Turkish elections 2015: What does it mean for the Jewish community

The country continues to serve as a hub for Muslim Brotherhood members expelled from Egypt after president Mohamed Morsi’s ouster, as well as for the Hamas terrorist organization, with Erdogan meeting with visiting Hamas chief Khaled Mashaal in August.

Unsurprisingly, Hamas congratulated Erdogan for his election victory.

“The chances are that the AKP will continue to pursue the same disastrous policies of the last six to seven years,” said Faruk Logoglu, a former veteran diplomat and former vice chairman for the main opposition Republican People’s Party (CHP), as quoted in Turkey’s Today’s Zaman on Monday.
Erdogan casts vote in Turkey's snap poll

“Thus, as Turkey’s regional and broader marginalization grows, the AKP might be tempted to resort to even more strident discourse and actions,” he said.



The question is not whether the new Turkish government will act against Israel’s interests, but when.

Perhaps in the near term, Erdogan’s regime will be too busy consolidating power, arresting journalists, putting down domestic strife, fighting the Kurds, and dealing with the Syrian war raging next door, than to occupy itself too much with an anti-Israel agenda.

“Expect a new crisis with Israel, and soon,” Michael Rubin, a scholar at the American Enterprise Institute and a former Pentagon official, told The Jerusalem Post on Monday.

Rubin argued that the fact that “Israeli self-flagellation” in reaction to Turkish aggression only serves “to make Israel- bashing a no-cost option for dictators and anti-Semites the world over.”

“Erdogan is a consummate demagogue. He has targeted not only Jews, but also Kurds, atheists, women, environmentalists, and the West,” he said, adding that since he cannot win arguments on the merits, he resorts to conspiracy.

Prof.
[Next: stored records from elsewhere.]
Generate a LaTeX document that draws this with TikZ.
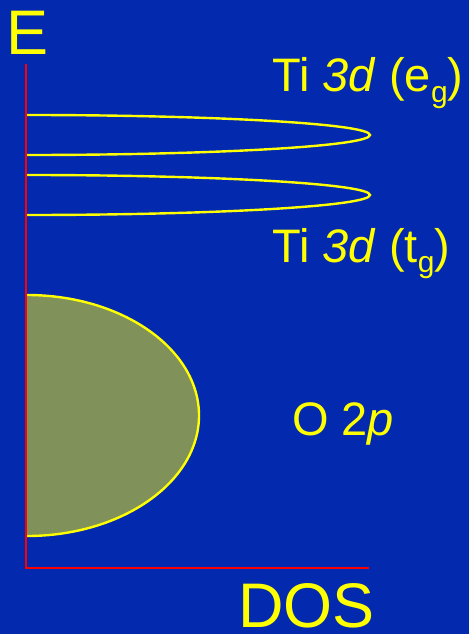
\documentclass[tikz,border=0pt]{standalone}
\usepackage{fontspec}
\setmainfont{Liberation Sans}
\definecolor{bgblue}{RGB}{3,41,175}
\definecolor{ylw}{RGB}{255,255,0}
\definecolor{olive}{RGB}{128,145,90}
\newcommand{\subg}[1]{\raisebox{-10pt}{\fontsize{30}{30}\selectfont #1}}
\begin{document}
\begin{tikzpicture}[x=1pt,y=-1pt,
  lbl/.style={text=ylw,inner sep=0pt,anchor=base west},
  big/.style={lbl,font=\fontsize{63}{63}\selectfont},
  mid/.style={lbl,font=\fontsize{47}{47}\selectfont},
  axis/.style={draw=red,line width=2pt},
  band/.style={draw=ylw,line width=2.4pt}]
\fill[bgblue] (0,0) rectangle (469,634);
\useasboundingbox (0,0) rectangle (469,634);
% lower O 2p band
\fill[olive] (27,295) arc[start angle=-90,end angle=90,x radius=172,y radius=120.5] -- cycle;
\draw[band] (27,295) arc[start angle=-90,end angle=90,x radius=172,y radius=120.5];
% Ti 3d bands
\draw[band] (27,115) arc[start angle=-90,end angle=90,x radius=343,y radius=20];
\draw[band] (27,175) arc[start angle=-90,end angle=90,x radius=343,y radius=20];
% axes
\coordinate (top) at (26,64);
\coordinate (origin) at (26,568);
\coordinate (right) at (369,568);
\draw[axis] (top) -- (origin) -- (right);
% labels
\node[big] (E) at (6,55) {E};
\node[big] (DOS) at (238,627) {DOS};
\node[mid] (eg) at (272,92) {Ti \textit{3d} (e\subg{g})};
\node[mid] (tg) at (272,262) {Ti \textit{3d} (t\subg{g})};
\node[mid] (O2p) at (292,435) {O 2\textit{p}};
\end{tikzpicture}
\end{document}
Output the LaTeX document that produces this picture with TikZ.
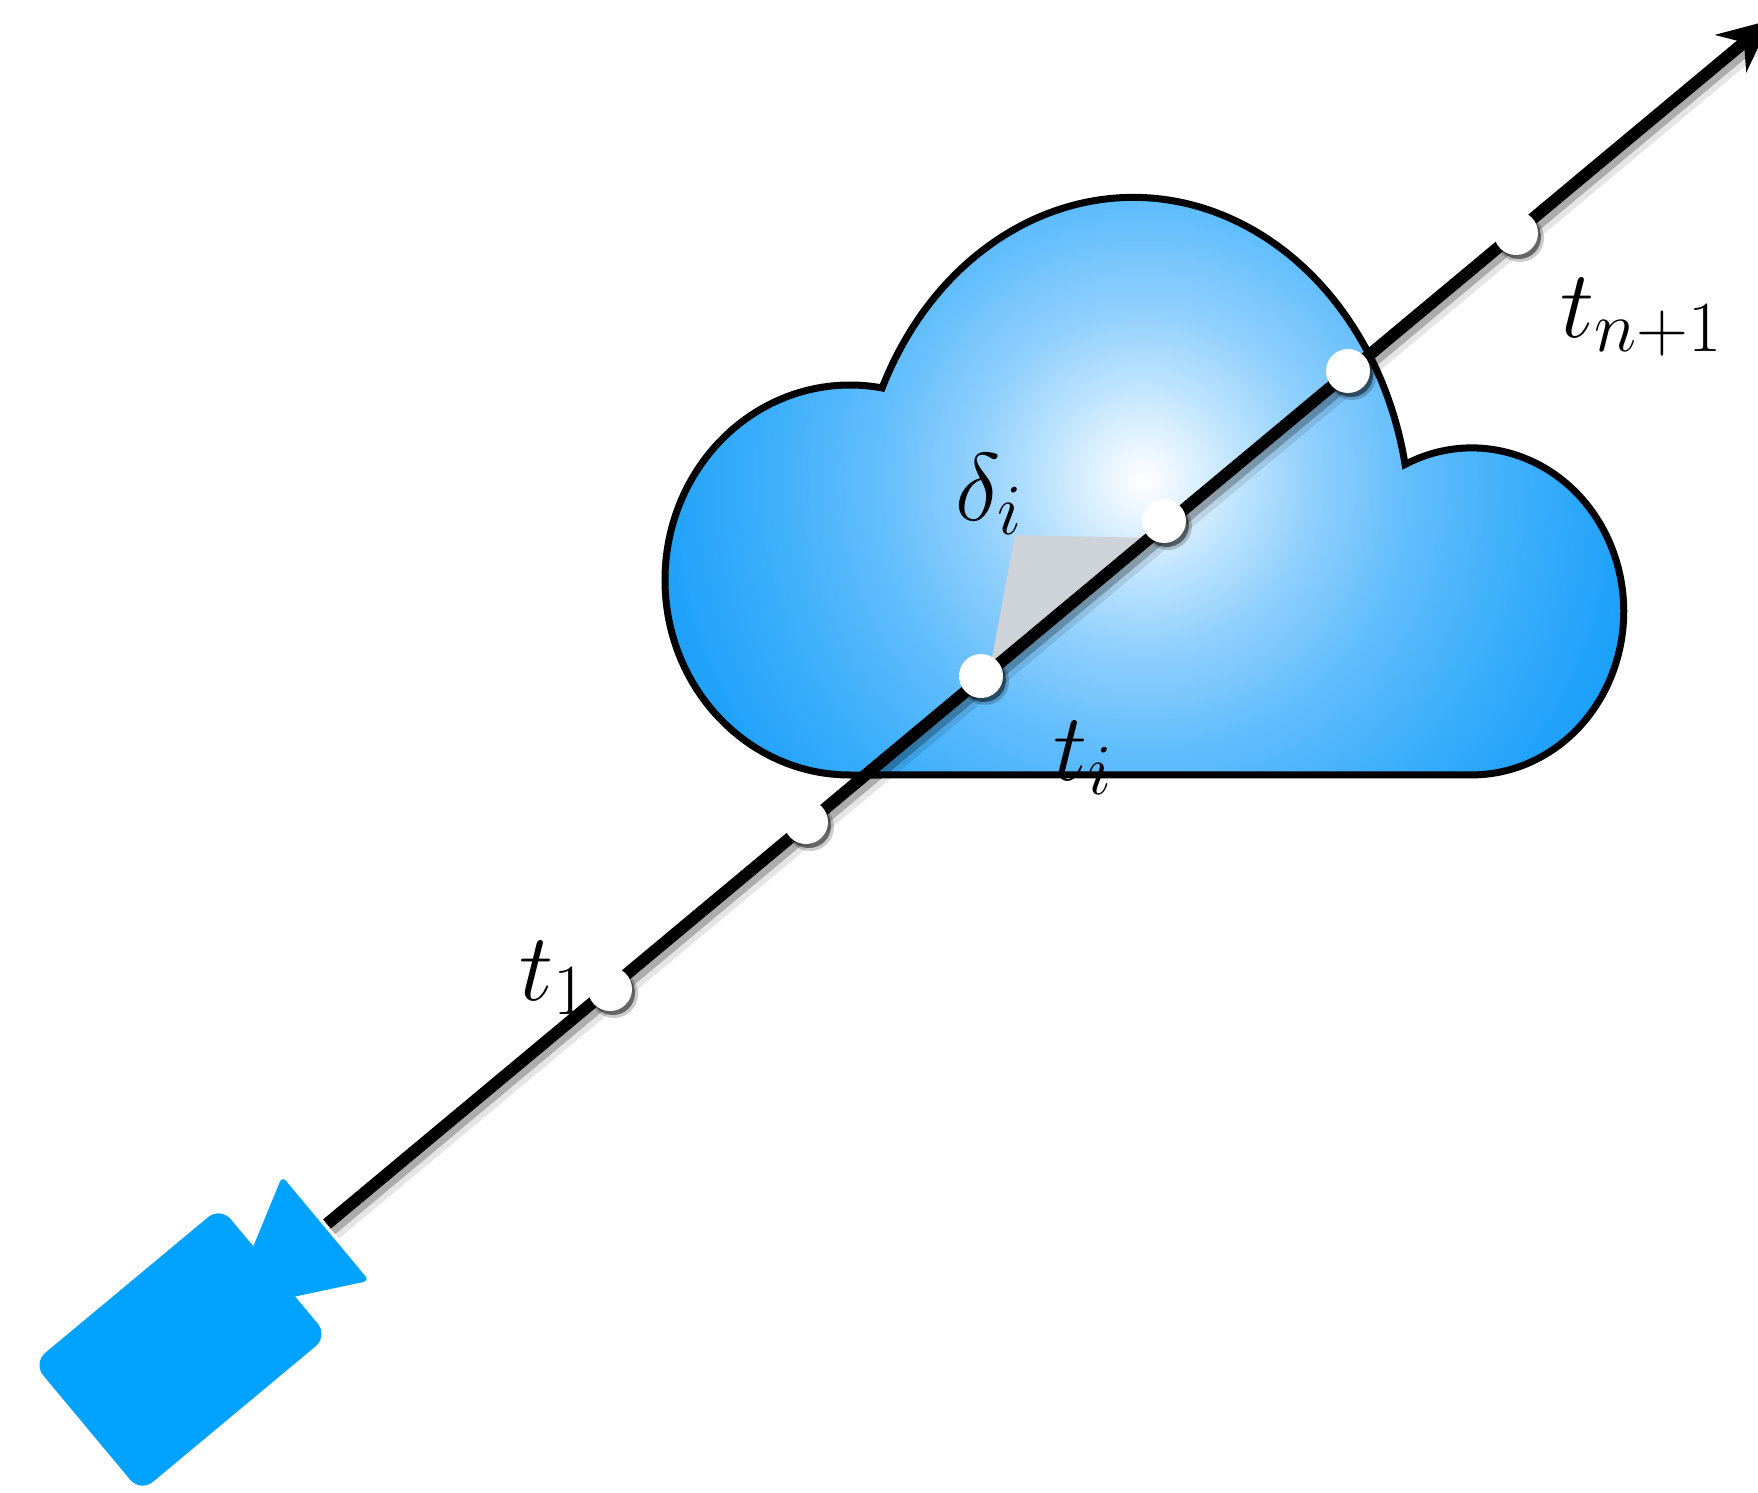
\RequirePackage{fix-cm}
\documentclass[tikz,border=0pt]{standalone}
\usetikzlibrary{arrows.meta,calc}

\DeclareMathSizes{48}{48}{36}{28}

\definecolor{camblue}{RGB}{0,162,255}
\definecolor{wedgegray}{RGB}{206,211,217}
\definecolor{glowa}{RGB}{240,248,255}
\definecolor{glowb}{RGB}{190,228,254}
\definecolor{glowc}{RGB}{145,208,253}
\definecolor{glowd}{RGB}{100,190,252}
\definecolor{glowe}{RGB}{66,177,251}
\definecolor{glowf}{RGB}{32,162,250}
\definecolor{glowg}{RGB}{20,155,250}

% bright core fading to deep blue towards the rim of the cloud
% (25bp is the radius of the shaded circle)
\pgfdeclareradialshading{cloudglow}{\pgfpoint{0bp}{0bp}}{%
  color(0bp)=(white); color(1bp)=(glowa); color(4bp)=(glowb);
  color(7bp)=(glowc); color(11bp)=(glowd); color(15bp)=(glowe);
  color(20bp)=(glowf); color(25bp)=(glowg); color(50bp)=(glowg)}

\tikzset{
  ray/.style={line width=6pt},
  raysh/.style={line width=8pt, black, opacity=0.25},
  sample/.style={fill=white},
  samplesh/.style={fill=black, opacity=0.5},
  lbl/.style={inner sep=0pt, anchor=base west, font=\fontsize{48}{58}\selectfont},
}

\begin{document}
\begin{tikzpicture}[x=0.5pt, y=-0.5pt]
  \useasboundingbox (0,0) rectangle (1758,1493);

  % cloud: three elliptic lobes on a flat base
  \path[draw=black, line width=3.5pt,
        path picture={\shade[shading=cloudglow] (1143,480) circle (600);}]
    (850,775) arc[start angle=90, end angle=280, x radius=185, y radius=195]
              arc[start angle=205, end angle=349, x radius=277, y radius=330]
              arc[start angle=244, end angle=450, x radius=152, y radius=163.5]
    -- cycle;

  % ray end points and sample positions
  \coordinate (eye) at (327,1224);
  \coordinate (far) at (1771,20);
  \coordinate (p1) at (610,989);
  \coordinate (p2) at (806,822);
  \coordinate (p3) at (981,676);
  \coordinate (p4) at (1164,521);
  \coordinate (p5) at (1348,371);
  \coordinate (p6) at (1516,233);
  \coordinate (apex) at (1015,535);
  \coordinate (rim) at (1150,538);
  \coordinate (foot) at (989,673);

  % step between two samples
  \fill[wedgegray] (apex) -- (rim) -- (foot) -- cycle;

  \node[lbl] (delta) at (955,520) {$\delta_i$};
  \node[lbl] (ti) at (1053,780) {$t_i$};
  \node[lbl] (t1) at (519,1000) {$t_1$};
  \node[lbl] (tn) at (1560,337) {$t_{n+1}$};

  % ray with soft shadow
  \draw[raysh] ($(eye)+(3,4)$) -- ($(far)+(3,4)$);
  \draw[raysh, line width=11pt, opacity=0.1] ($(eye)+(5,6)$) -- ($(far)+(5,6)$);
  \draw[ray, -{Stealth[length=26pt, width=24pt]}] (eye) -- (far);

  \foreach \i in {1,...,6} {
    \fill[samplesh, opacity=0.2] ($(p\i)+(4,5)$) circle (24);
    \fill[samplesh] ($(p\i)+(3,4)$) circle (22);
    \fill[sample] (p\i) circle (22);
  }

  % camera
  \begin{scope}[shift={(180.5,1349.5)}, rotate=39.8]
    \fill[camblue, rounded corners=8pt]
      (-122,-84) -- (122,-84) -- (122,84) -- (-122,84) -- cycle;
    \fill[camblue, rounded corners=3pt] (60,0) -- (189,-68) -- (189,68) -- cycle;
  \end{scope}
\end{tikzpicture}
\end{document}
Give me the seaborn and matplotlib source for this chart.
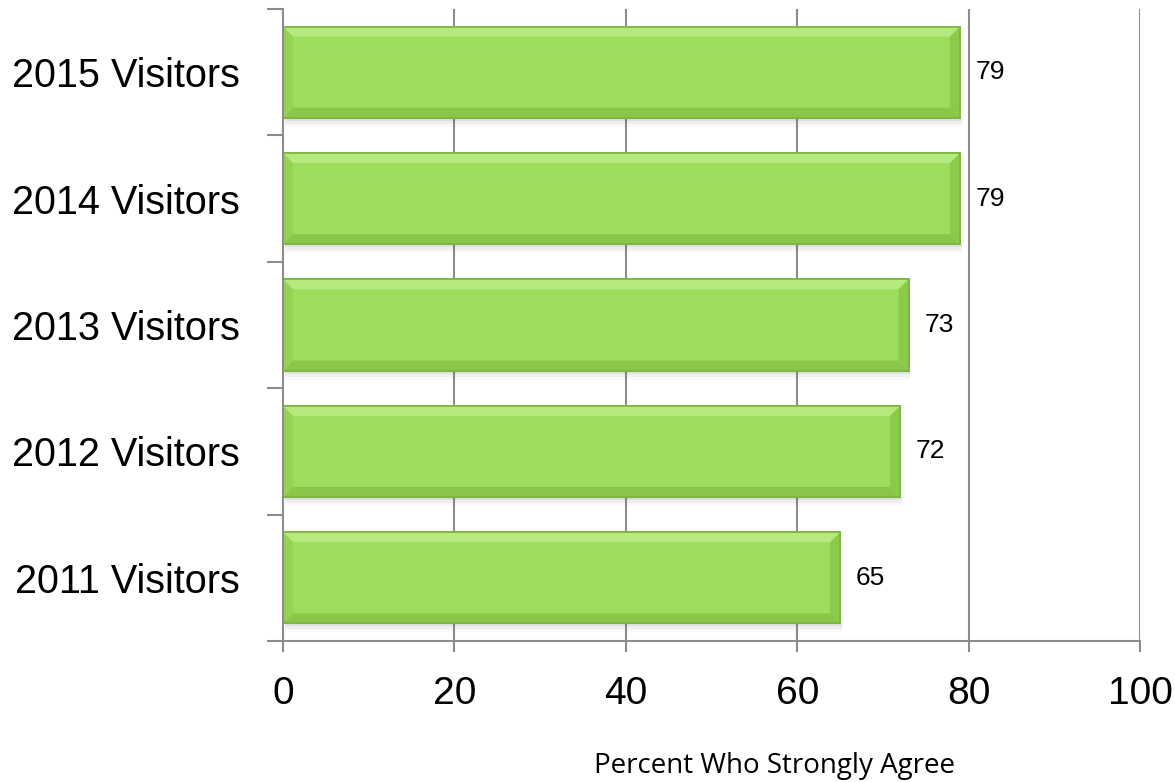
import matplotlib
matplotlib.use("Agg")
import matplotlib.pyplot as plt
from matplotlib.patches import Polygon, Rectangle
import numpy as np
import pandas as pd
import seaborn as sns

categories = ["2015 Visitors", "2014 Visitors", "2013 Visitors", "2012 Visitors", "2011 Visitors"]
values = [79, 79, 73, 72, 65]
x_ticks = [0, 20, 40, 60, 80, 100]
x_label = "Percent Who Strongly Agree"

df = pd.DataFrame({"group": categories, "pct": values})

sns.set_style("white")
fig = plt.figure(figsize=(11.75, 7.82), dpi=100)
ax = fig.add_axes([0.2409, 0.1803, 0.7293, 0.8082])

bar_color = "#9EDC5C"
sns.barplot(data=df, y="group", x="pct", order=categories, color=bar_color,
            width=0.72, saturation=1, edgecolor="#7CB440", linewidth=1.2,
            ax=ax, zorder=3)

ax.set_xlim(0, 100)
ax.set_ylim(len(categories) - 0.5, -0.5)

# bevel shading and a soft drop shadow for each bar
px_per_x = (0.7293 * 1175) / 100.0
px_per_y = (0.8082 * 782) / len(categories)
bw = 10 / px_per_x
bh = 10 / px_per_y
for p in list(ax.patches):
    x0, y0 = p.get_x(), p.get_y()
    w, h = p.get_width(), p.get_height()
    x1, y1 = x0 + w, y0 + h
    # shadow below the bar
    for k, a in enumerate([0.10, 0.06, 0.03]):
        ax.add_patch(Rectangle((x0 + 0.2, y1), w, (k + 1) * 3 / px_per_y,
                               facecolor="#555555", alpha=a, lw=0, zorder=2))
    # top face (lighter)
    ax.add_patch(Polygon([(x0, y0), (x1, y0), (x1 - bw, y0 + bh), (x0 + bw, y0 + bh)],
                         closed=True, facecolor="#B6EA7E", lw=0, zorder=4))
    # bottom face (darker)
    ax.add_patch(Polygon([(x0, y1), (x1, y1), (x1 - bw, y1 - bh), (x0 + bw, y1 - bh)],
                         closed=True, facecolor="#8AC64A", lw=0, zorder=4))
    # left face
    ax.add_patch(Polygon([(x0, y0), (x0 + bw, y0 + bh), (x0 + bw, y1 - bh), (x0, y1)],
                         closed=True, facecolor="#94D452", lw=0, zorder=4))
    # right face
    ax.add_patch(Polygon([(x1, y0), (x1 - bw, y0 + bh), (x1 - bw, y1 - bh), (x1, y1)],
                         closed=True, facecolor="#8CCA4B", lw=0, zorder=4))
    ax.add_patch(Rectangle((x0, y0), w, h, facecolor="none", edgecolor="#7CB440",
                           lw=1.2, zorder=5))

# value labels
for i, v in enumerate(values):
    ax.text(v + 16 / px_per_x, i, f"{v}", va="center", ha="left",
            fontsize=19, family="Liberation Sans", color="black", zorder=6)

grid_color = "#8C8C8C"
ax.set_xticks(x_ticks)
ax.set_xticklabels([str(t) for t in x_ticks], fontsize=28, family="Liberation Sans",
                   color="black")
for t in x_ticks[1:]:
    ax.axvline(t, color=grid_color, lw=1.5, zorder=1)

ax.set_yticks(range(len(categories)))
ax.set_yticklabels(categories, fontsize=28.5, family="Liberation Sans", color="black")
ax.set_yticks(np.arange(-0.5, len(categories), 1.0), minor=True)
ax.tick_params(axis="y", which="major", length=0, pad=31)
ax.tick_params(axis="y", which="minor", length=11.5, width=1.5, color=grid_color, left=True)
ax.tick_params(axis="x", which="major", length=8, width=1.5, color=grid_color,
               bottom=True, pad=17)

for s in ["top", "right"]:
    ax.spines[s].set_visible(False)
for s in ["left", "bottom"]:
    ax.spines[s].set_color(grid_color)
    ax.spines[s].set_linewidth(1.5)
    ax.spines[s].set_zorder(6)

ax.set_ylabel("")
ax.set_xlabel(x_label, fontsize=20, family="Open Sans", color="black")
ax.xaxis.set_label_coords(0.573, -0.198)
ax.xaxis.label.set_va("center")

fig.savefig("out.png", dpi=100)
Henri Barkey, the director of the Middle East Program at the Woodrow Wilson International Center for Scholars and a former member of the US State Department Policy Planning Staff dealing with Middle East issues, told the Post that the election result does not augur well for Turkish-Israeli political relations.

However, “pragmatism will continue on the economic side,” while the politics will be far more clamorous, he said.